Desde que teve a ideia de fazer uma cinebiografia sobre Mauricio de Sousa, o cineasta Pedro Vasconcelos já tinha um objetivo em mente: homenagear um dos maiores cartunistas brasileiros ainda em vida. Com a bênção e o apoio intenso do desenhista e toda a sua equipe, o projeto culmina em um filme que não surpreende, mas ainda consegue emocionar, idealizando a vida de seu protagonista e criando um mundo tão lúdico que pode até ser comparado com Walt Disney e sua magia.
É importante saber disso de antemão para não cair na armadilha de criar expectativas para uma grande revelação nos bastidores. Mauricio de Sousa – O Filme parece mais interessado em cultivar a aura positiva do que em explorar a complexidade do homem por trás dos quadrinhos. Este é um filme tão marcado pela positividade e o otimismo que, até quando o protagonista chora, ele o faz sorrindo. As dificuldades do protagonista são importantes, mas nunca são retratadas como grandes o suficiente para tirar o ar positivo da história.

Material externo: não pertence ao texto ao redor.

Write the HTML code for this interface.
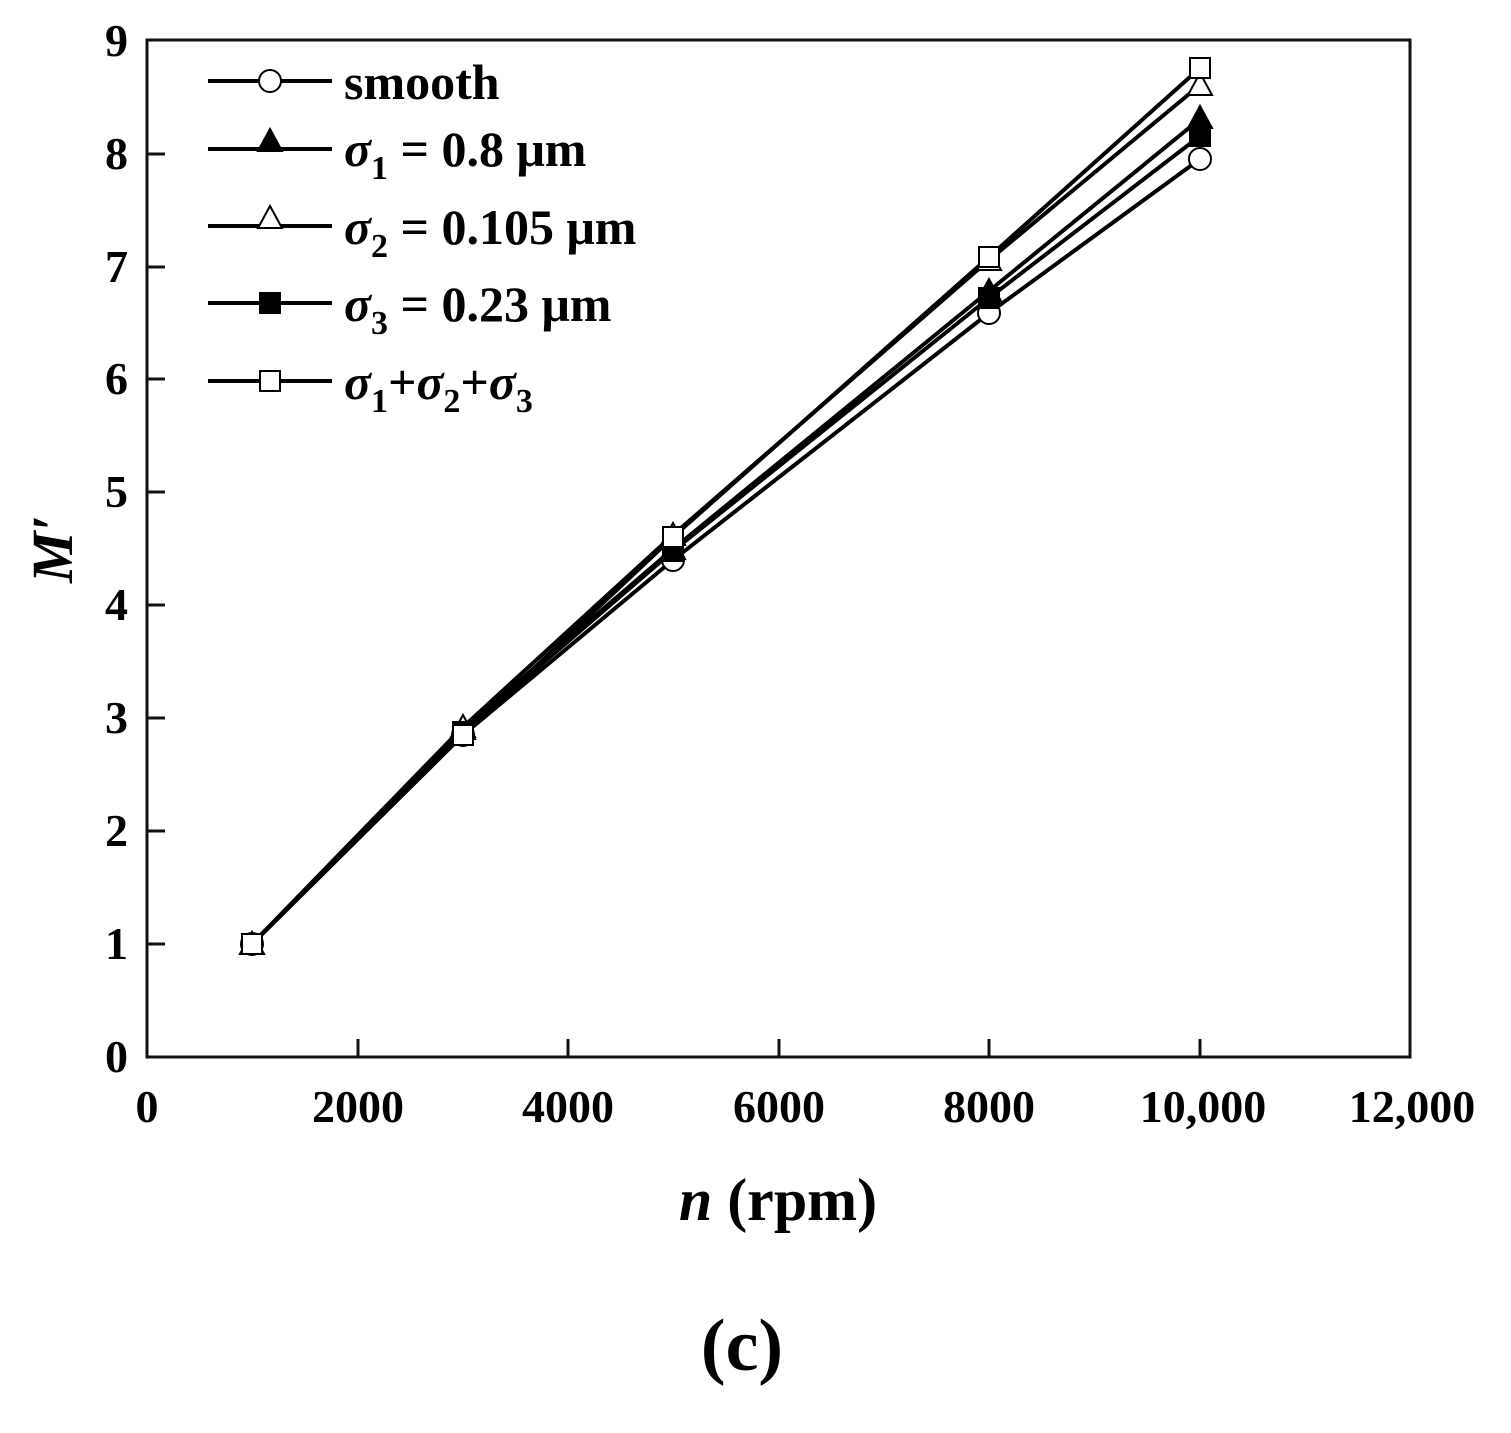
<!DOCTYPE html>
<html><head><meta charset="utf-8"><style>body{margin:0;background:#fff}svg{display:block}</style></head>
<body>
<svg width="1511" height="1433" xmlns="http://www.w3.org/2000/svg" font-family="'Liberation Serif',serif" font-weight="bold">
<rect x="147" y="40" width="1263" height="1017" fill="none" stroke="#111" stroke-width="3"/>
<g stroke="#111" stroke-width="3">
<line x1="147" y1="944" x2="165" y2="944"/><line x1="147" y1="831" x2="165" y2="831"/><line x1="147" y1="718" x2="165" y2="718"/><line x1="147" y1="605" x2="165" y2="605"/><line x1="147" y1="492" x2="165" y2="492"/><line x1="147" y1="379" x2="165" y2="379"/><line x1="147" y1="267" x2="165" y2="267"/><line x1="147" y1="154" x2="165" y2="154"/>
<line x1="358" y1="1057" x2="358" y2="1039"/><line x1="568" y1="1057" x2="568" y2="1039"/><line x1="779" y1="1057" x2="779" y2="1039"/><line x1="989" y1="1057" x2="989" y2="1039"/><line x1="1200" y1="1057" x2="1200" y2="1039"/>
</g>
<g font-size="46" text-anchor="end">
<text x="128" y="1072">0</text><text x="128" y="959">1</text><text x="128" y="846">2</text><text x="128" y="733">3</text><text x="128" y="620">4</text><text x="128" y="507">5</text><text x="128" y="394">6</text><text x="128" y="282">7</text><text x="128" y="169">8</text><text x="128" y="56">9</text>
</g>
<g font-size="46" text-anchor="middle">
<text x="147" y="1122">0</text><text x="358" y="1122">2000</text><text x="568" y="1122">4000</text><text x="779" y="1122">6000</text><text x="989" y="1122">8000</text><text x="1203" y="1122">10,000</text><text x="1412" y="1122">12,000</text>
</g>
<text x="778" y="1220" font-size="60" text-anchor="middle"><tspan font-style="italic">n</tspan> (rpm)</text>
<text x="72" y="549" font-size="58" font-style="italic" text-anchor="middle" transform="rotate(-90 72 549)">M′</text>
<text x="742" y="1370" font-size="74" text-anchor="middle">(c)</text>
<g fill="none" stroke="#000" stroke-width="4">
<polyline points="252,944 463,735 673,560 989,313 1200,159"/>
<polyline points="252,944 463,729 673,549 989,291 1200,119"/>
<polyline points="252,944 463,727 673,535 989,260 1200,85"/>
<polyline points="252,944 463,732 673,551 989,298 1200,136"/>
<polyline points="252,944 463,735 673,537 989,257 1200,68"/>
</g>
<g stroke="#000" stroke-width="2">
<g fill="#fff"><circle cx="252" cy="944" r="11"/><circle cx="463" cy="735" r="11"/><circle cx="673" cy="560" r="11"/><circle cx="989" cy="313" r="11"/><circle cx="1200" cy="159" r="11"/></g>
<g fill="#000"><path d="M252,932 l12,22 h-24z"/><path d="M463,717 l12,22 h-24z"/><path d="M673,537 l12,22 h-24z"/><path d="M989,279 l12,22 h-24z"/><path d="M1200,106 l12,22 h-24z"/></g>
<g fill="#fff"><path d="M252,932 l12,22 h-24z"/><path d="M463,715 l12,22 h-24z"/><path d="M673,523 l12,22 h-24z"/><path d="M989,248 l12,22 h-24z"/><path d="M1200,73 l12,22 h-24z"/></g>
<g fill="#000"><rect x="242" y="934" width="20" height="20"/><rect x="453" y="722" width="20" height="20"/><rect x="663" y="541" width="20" height="20"/><rect x="979" y="288" width="20" height="20"/><rect x="1190" y="126" width="20" height="20"/></g>
<g fill="#fff"><rect x="242" y="934" width="20" height="20"/><rect x="453" y="725" width="20" height="20"/><rect x="663" y="527" width="20" height="20"/><rect x="979" y="247" width="20" height="20"/><rect x="1190" y="58" width="20" height="20"/></g>
</g>
<g stroke="#000" stroke-width="4"><line x1="208" y1="81" x2="332" y2="81"/><line x1="208" y1="149" x2="332" y2="149"/><line x1="208" y1="226" x2="332" y2="226"/><line x1="208" y1="303" x2="332" y2="303"/><line x1="208" y1="381" x2="332" y2="381"/></g>
<g stroke="#000" stroke-width="2">
<circle cx="270" cy="81" r="11" fill="#fff"/>
<path d="M270,129 l12,22 h-24z" fill="#000"/>
<path d="M270,206 l12,22 h-24z" fill="#fff"/>
<rect x="260" y="293" width="20" height="20" fill="#000"/>
<rect x="260" y="371" width="20" height="20" fill="#fff"/>
</g>
<g font-size="50">
<text x="344" y="99">smooth</text>
<text x="344" y="166"><tspan font-style="italic">σ</tspan><tspan font-size="34" dy="13">1</tspan><tspan dy="-13"> = 0.8 μm</tspan></text>
<text x="344" y="244"><tspan font-style="italic">σ</tspan><tspan font-size="34" dy="13">2</tspan><tspan dy="-13"> = 0.105 μm</tspan></text>
<text x="344" y="321"><tspan font-style="italic">σ</tspan><tspan font-size="34" dy="13">3</tspan><tspan dy="-13"> = 0.23 μm</tspan></text>
<text x="344" y="399"><tspan font-style="italic">σ</tspan><tspan font-size="34" dy="13">1</tspan><tspan dy="-13">+</tspan><tspan font-style="italic">σ</tspan><tspan font-size="34" dy="13">2</tspan><tspan dy="-13">+</tspan><tspan font-style="italic">σ</tspan><tspan font-size="34" dy="13">3</tspan></text>
</g>
</svg>
</body></html>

E é justamente na criação de momentos mágicos que o longa de Vasconcelos mais cativa. É impossível não se emocionar quando Mauricio de Sousa desenha a Mônica pela primeira vez. O mesmo vale para suas inspirações para Cebolinha, Magali e Cascão. Tem algo de verdadeiramente mágico em poder observar a criação desses personagens que já estão tão marcados no imaginário brasileiro. No entanto, essa abordagem adotada pelo filme acaba evidenciando seu maior problema. A narrativa caminha com extrema cautela, como se pisasse em ovos, ao tentar representar uma figura tão importante.
Essa “cinebiografia publicitária” retrata o biografado quase exclusivamente sob a ótica de um gênio carismático que conquistou tudo com base na força de vontade. A abordagem é tão higienizada que ignora completamente os aspectos mais controversos de sua trajetória profissional, justamente os que poderiam tornar a narrativa mais envolvente e revelar um lado mais humano. É o mesmo tipo de narrativa vista em Bohemian Rhapsody, quando Freddie Mercury acorda e, do nada, tem a ideia completa da música título. Aqui, vemos Mauricio tendo epifanias que brotam inteiras a partir de lembranças da infância, como ouvir uma criança falando exatamente como o futuro Cebolinha ou imaginar toda a Turma do Penadinho só porque viu alguém se cobrir com um lençol. É ingênuo acreditar que séries como Os Monstros ou A Família Addams, populares na infância do autor, não tenham exercido nenhuma influência.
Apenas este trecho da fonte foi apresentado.